> **Problem**
Among the entries that follow, the required portion opens with the line containing "Write the Apache ECharts code for this chart." and closes with the line containing "const myChart = echarts.init(document.getElementById('chart'));". Give that portion again exactly, and nothing else.

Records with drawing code
────

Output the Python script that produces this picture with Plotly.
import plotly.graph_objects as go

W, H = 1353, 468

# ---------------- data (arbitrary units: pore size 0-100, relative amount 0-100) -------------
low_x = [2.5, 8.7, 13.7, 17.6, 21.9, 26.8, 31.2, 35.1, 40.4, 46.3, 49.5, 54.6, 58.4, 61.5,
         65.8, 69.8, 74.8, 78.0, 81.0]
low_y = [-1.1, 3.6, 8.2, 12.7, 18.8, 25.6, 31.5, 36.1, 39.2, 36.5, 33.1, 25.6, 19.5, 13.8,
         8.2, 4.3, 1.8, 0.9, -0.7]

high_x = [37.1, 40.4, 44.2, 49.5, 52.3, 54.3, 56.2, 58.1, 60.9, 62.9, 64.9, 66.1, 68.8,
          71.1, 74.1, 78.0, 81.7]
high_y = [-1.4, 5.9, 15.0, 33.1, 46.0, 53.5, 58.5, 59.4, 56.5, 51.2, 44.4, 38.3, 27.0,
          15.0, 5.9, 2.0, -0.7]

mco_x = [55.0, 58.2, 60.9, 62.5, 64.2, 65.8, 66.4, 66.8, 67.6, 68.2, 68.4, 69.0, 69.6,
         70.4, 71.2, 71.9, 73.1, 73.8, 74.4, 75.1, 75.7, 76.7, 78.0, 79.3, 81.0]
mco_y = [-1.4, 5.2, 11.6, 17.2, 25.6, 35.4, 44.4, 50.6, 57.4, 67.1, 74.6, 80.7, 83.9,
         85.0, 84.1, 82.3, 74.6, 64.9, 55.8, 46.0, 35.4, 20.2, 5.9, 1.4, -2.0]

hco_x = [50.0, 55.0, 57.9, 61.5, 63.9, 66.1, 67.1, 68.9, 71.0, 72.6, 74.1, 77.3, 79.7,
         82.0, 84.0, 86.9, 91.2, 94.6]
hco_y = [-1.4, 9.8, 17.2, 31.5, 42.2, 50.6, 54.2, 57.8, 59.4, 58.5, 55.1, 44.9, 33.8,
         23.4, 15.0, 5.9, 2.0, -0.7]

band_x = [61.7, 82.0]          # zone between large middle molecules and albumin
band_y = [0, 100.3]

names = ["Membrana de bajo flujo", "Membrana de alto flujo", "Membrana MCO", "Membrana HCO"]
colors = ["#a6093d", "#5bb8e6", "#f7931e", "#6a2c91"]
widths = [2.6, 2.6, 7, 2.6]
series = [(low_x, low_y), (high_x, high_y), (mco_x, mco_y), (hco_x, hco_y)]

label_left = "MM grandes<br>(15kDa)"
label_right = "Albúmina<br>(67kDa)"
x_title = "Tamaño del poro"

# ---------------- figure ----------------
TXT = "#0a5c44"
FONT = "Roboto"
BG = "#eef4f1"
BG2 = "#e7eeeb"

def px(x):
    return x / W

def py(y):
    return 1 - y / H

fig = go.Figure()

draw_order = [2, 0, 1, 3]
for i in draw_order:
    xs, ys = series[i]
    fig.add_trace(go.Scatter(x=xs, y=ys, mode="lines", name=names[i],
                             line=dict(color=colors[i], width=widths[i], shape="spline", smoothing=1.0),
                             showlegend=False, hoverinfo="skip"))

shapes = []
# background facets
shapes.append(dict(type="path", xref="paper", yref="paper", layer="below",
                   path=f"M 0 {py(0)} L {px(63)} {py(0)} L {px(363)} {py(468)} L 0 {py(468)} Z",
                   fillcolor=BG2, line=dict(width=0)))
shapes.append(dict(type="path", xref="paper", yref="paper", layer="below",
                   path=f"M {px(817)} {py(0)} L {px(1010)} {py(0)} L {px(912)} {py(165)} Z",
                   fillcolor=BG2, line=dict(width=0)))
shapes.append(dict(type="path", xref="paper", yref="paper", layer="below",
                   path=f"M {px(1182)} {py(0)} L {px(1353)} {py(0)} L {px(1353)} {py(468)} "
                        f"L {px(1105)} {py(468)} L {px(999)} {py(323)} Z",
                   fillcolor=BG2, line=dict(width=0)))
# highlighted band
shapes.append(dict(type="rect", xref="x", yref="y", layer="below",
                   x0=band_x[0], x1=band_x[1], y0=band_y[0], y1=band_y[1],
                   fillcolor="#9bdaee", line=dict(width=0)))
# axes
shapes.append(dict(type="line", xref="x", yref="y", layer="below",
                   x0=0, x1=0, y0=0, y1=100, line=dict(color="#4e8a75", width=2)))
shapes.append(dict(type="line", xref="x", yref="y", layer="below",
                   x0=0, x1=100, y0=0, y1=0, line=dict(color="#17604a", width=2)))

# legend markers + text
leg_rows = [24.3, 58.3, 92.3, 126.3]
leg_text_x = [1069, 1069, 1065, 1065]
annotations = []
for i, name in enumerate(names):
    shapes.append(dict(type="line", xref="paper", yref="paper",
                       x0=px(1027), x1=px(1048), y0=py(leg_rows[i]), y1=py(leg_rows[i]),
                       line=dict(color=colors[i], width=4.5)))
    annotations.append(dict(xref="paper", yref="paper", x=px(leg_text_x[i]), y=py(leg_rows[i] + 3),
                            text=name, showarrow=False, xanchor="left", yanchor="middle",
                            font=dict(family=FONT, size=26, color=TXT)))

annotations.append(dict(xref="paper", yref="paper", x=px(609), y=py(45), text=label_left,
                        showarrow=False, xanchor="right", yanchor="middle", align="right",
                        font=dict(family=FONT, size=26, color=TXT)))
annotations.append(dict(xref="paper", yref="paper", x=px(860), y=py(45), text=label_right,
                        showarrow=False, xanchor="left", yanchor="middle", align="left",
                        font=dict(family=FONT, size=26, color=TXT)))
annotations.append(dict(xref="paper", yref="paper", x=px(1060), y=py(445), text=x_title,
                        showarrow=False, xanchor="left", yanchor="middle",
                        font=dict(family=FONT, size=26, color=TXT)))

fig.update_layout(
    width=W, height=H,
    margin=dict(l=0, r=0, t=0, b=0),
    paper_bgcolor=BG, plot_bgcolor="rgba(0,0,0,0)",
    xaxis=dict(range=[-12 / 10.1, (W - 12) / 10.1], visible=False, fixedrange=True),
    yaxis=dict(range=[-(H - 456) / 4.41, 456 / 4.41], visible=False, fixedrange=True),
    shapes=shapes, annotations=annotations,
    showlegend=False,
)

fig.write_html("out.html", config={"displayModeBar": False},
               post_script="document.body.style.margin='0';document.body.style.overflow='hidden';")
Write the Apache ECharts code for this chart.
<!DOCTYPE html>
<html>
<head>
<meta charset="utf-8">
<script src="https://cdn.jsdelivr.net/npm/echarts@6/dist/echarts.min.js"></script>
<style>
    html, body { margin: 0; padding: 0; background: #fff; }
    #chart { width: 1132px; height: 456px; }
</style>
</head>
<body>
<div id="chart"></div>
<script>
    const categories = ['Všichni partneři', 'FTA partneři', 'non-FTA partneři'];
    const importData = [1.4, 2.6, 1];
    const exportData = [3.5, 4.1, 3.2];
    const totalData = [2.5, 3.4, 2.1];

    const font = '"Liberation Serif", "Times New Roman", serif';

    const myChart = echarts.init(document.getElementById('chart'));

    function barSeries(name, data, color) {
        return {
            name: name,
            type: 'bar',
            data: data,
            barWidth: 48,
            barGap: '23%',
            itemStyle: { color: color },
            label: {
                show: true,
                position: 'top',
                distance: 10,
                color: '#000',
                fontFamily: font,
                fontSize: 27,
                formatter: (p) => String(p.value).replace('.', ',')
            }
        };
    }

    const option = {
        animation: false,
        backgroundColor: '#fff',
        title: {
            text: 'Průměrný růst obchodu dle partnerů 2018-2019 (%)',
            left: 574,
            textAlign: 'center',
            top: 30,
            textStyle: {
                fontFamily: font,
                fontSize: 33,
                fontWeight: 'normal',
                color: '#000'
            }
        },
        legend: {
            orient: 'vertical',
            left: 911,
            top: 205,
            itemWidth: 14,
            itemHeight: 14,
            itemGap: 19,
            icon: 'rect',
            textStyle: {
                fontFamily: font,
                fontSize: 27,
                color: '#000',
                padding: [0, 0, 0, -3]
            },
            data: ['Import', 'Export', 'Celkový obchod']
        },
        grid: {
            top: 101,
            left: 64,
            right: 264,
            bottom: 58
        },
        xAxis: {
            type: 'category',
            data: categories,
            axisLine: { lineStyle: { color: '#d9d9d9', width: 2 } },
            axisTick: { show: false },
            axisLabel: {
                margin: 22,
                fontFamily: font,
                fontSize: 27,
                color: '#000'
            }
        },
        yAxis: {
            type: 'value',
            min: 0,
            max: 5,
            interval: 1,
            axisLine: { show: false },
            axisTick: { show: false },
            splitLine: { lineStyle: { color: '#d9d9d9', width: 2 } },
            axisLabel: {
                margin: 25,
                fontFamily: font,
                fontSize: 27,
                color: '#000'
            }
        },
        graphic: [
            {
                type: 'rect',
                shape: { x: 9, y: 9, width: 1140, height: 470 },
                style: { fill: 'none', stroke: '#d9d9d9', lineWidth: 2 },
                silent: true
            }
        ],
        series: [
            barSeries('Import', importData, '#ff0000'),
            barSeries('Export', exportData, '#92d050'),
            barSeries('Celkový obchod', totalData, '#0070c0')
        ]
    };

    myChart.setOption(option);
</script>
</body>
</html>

────

> **Correct output**
Write the Apache ECharts code for this chart.
<!DOCTYPE html>
<html>
<head>
<meta charset="utf-8">
<script src="https://cdn.jsdelivr.net/npm/echarts@6/dist/echarts.min.js"></script>
<style>
    html, body { margin: 0; padding: 0; background: #fff; }
    #chart { width: 1132px; height: 456px; }
</style>
</head>
<body>
<div id="chart"></div>
<script>
    const categories = ['Všichni partneři', 'FTA partneři', 'non-FTA partneři'];
    const importData = [1.4, 2.6, 1];
    const exportData = [3.5, 4.1, 3.2];
    const totalData = [2.5, 3.4, 2.1];

    const font = '"Liberation Serif", "Times New Roman", serif';

    const myChart = echarts.init(document.getElementById('chart'));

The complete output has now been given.